> _Written task_:
How many lines in the listing below include the word "this"? Reply with the count alone.

> _Records from a dataset_:
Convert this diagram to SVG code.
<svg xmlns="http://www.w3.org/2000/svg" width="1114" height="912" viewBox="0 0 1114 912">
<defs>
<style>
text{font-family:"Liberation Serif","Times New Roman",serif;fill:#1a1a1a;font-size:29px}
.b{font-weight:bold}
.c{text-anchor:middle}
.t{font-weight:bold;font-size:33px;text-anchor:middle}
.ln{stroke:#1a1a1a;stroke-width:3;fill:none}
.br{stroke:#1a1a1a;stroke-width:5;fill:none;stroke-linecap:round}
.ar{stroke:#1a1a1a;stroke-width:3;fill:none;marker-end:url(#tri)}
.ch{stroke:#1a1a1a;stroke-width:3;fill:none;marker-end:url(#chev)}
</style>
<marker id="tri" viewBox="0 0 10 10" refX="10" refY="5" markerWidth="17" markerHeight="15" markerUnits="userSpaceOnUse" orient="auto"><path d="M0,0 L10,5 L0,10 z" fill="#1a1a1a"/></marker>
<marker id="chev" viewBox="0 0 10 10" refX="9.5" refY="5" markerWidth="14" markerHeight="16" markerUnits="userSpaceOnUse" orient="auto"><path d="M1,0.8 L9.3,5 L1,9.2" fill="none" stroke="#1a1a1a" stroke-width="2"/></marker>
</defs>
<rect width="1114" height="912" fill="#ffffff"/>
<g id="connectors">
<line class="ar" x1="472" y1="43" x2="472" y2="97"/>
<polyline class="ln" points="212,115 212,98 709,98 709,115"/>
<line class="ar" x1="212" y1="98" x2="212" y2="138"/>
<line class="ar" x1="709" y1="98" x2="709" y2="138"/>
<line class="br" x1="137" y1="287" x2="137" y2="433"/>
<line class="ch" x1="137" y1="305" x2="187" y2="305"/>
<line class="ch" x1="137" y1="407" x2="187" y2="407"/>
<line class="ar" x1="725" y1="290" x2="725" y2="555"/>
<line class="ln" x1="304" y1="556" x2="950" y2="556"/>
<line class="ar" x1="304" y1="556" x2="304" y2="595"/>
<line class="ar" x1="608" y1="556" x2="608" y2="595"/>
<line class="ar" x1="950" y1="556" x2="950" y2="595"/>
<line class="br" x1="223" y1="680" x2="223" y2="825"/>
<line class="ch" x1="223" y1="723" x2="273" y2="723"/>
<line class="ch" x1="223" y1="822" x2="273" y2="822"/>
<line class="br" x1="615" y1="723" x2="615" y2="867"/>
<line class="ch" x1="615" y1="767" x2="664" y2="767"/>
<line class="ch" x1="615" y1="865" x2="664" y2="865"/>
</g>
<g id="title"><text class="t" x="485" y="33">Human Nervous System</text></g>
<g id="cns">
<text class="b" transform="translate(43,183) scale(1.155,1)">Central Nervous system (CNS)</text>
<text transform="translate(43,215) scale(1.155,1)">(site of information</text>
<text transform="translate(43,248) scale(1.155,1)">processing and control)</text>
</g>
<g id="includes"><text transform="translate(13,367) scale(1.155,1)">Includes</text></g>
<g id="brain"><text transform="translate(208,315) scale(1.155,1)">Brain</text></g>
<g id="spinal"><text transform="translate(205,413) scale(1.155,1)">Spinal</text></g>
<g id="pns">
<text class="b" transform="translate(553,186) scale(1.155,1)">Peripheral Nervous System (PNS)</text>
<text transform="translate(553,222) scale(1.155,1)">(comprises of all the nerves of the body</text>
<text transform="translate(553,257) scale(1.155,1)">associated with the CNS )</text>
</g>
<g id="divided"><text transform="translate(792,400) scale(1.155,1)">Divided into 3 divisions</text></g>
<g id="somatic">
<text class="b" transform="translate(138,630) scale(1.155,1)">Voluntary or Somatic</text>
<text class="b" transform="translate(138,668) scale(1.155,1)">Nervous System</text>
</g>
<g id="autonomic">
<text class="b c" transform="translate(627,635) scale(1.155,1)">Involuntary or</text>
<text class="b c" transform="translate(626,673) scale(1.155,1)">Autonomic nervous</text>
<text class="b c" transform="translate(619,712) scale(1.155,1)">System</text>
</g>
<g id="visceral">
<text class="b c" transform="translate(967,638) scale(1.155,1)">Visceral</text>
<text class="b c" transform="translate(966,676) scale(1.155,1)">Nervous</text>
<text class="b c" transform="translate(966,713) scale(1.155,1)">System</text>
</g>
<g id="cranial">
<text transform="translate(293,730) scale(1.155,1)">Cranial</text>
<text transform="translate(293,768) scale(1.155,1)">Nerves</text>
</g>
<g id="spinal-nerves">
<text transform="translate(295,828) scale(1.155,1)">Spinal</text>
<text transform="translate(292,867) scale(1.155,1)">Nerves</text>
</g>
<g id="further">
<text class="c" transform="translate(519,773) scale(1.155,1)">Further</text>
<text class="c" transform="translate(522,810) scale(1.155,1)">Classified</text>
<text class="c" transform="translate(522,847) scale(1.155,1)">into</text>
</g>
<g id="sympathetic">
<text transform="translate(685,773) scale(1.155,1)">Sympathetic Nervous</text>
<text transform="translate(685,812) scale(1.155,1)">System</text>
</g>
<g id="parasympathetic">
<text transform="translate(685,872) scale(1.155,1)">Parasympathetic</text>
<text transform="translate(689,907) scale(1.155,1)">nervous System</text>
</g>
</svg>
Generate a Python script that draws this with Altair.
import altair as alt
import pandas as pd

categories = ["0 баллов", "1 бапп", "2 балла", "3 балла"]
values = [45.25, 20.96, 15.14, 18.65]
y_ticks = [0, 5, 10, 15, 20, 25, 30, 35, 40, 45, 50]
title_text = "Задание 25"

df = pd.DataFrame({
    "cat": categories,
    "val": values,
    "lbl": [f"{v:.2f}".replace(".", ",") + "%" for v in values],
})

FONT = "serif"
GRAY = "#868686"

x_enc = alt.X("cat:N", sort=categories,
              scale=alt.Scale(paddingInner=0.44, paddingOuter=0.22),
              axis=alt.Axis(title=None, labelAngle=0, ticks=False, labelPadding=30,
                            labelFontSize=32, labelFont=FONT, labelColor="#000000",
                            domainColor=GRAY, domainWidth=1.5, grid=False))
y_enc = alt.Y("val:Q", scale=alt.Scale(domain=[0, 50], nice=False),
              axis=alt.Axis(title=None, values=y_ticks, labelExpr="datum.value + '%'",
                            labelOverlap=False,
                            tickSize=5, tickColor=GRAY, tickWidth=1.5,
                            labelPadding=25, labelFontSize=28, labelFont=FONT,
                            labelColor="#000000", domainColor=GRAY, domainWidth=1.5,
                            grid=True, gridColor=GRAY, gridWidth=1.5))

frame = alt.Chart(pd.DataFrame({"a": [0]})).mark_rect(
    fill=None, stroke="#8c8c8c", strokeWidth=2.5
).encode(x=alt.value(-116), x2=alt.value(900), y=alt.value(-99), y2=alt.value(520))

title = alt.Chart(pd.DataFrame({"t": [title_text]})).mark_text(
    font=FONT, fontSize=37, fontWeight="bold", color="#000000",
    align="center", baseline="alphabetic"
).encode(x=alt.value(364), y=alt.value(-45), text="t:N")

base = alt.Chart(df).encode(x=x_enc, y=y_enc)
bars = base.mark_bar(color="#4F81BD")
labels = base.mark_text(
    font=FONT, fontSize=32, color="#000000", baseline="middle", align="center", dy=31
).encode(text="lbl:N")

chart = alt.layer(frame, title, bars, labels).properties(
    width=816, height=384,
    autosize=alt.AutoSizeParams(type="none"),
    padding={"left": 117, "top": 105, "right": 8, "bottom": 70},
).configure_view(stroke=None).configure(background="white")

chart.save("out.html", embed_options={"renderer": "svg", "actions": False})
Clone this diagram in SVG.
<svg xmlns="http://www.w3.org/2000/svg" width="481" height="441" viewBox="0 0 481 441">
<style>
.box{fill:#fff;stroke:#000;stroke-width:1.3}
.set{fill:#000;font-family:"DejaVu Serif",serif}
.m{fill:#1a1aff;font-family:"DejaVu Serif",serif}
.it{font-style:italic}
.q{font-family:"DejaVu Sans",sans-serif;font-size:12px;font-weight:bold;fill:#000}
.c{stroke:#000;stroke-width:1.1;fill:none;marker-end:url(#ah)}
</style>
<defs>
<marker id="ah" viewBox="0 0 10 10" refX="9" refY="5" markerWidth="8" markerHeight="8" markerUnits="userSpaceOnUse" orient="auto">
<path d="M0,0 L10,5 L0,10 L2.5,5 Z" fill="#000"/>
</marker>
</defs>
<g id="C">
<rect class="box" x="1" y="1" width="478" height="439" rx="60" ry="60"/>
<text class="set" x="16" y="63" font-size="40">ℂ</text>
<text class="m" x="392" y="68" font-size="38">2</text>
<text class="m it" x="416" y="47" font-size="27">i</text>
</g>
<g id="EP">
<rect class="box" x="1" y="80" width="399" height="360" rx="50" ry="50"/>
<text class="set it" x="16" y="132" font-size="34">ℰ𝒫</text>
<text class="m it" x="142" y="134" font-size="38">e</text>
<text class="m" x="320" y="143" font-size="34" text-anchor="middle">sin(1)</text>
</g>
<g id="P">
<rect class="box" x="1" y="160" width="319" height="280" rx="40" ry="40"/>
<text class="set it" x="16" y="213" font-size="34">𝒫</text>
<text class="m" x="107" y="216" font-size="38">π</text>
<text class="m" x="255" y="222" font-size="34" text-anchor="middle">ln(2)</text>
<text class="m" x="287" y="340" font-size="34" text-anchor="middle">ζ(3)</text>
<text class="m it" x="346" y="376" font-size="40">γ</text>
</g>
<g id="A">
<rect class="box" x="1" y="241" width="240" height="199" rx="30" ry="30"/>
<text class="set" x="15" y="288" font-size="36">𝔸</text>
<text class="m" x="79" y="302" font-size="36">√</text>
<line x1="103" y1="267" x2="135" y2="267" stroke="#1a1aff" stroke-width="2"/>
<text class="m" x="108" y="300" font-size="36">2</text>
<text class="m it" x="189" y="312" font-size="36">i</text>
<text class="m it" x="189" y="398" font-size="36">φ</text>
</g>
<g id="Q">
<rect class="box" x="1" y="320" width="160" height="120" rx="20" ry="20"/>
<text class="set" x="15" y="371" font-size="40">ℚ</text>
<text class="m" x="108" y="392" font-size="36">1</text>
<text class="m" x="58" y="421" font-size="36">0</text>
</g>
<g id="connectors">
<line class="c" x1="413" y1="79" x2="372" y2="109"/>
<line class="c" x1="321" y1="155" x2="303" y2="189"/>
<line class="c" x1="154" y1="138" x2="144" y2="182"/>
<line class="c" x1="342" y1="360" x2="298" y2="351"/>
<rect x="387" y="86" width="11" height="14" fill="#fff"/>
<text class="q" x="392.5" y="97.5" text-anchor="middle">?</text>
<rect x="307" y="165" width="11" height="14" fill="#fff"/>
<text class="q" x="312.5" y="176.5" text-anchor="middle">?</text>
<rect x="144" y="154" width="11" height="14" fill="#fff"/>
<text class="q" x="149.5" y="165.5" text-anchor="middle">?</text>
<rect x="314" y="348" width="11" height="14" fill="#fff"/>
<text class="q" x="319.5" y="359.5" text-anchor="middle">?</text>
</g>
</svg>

> _Solved problem_:
3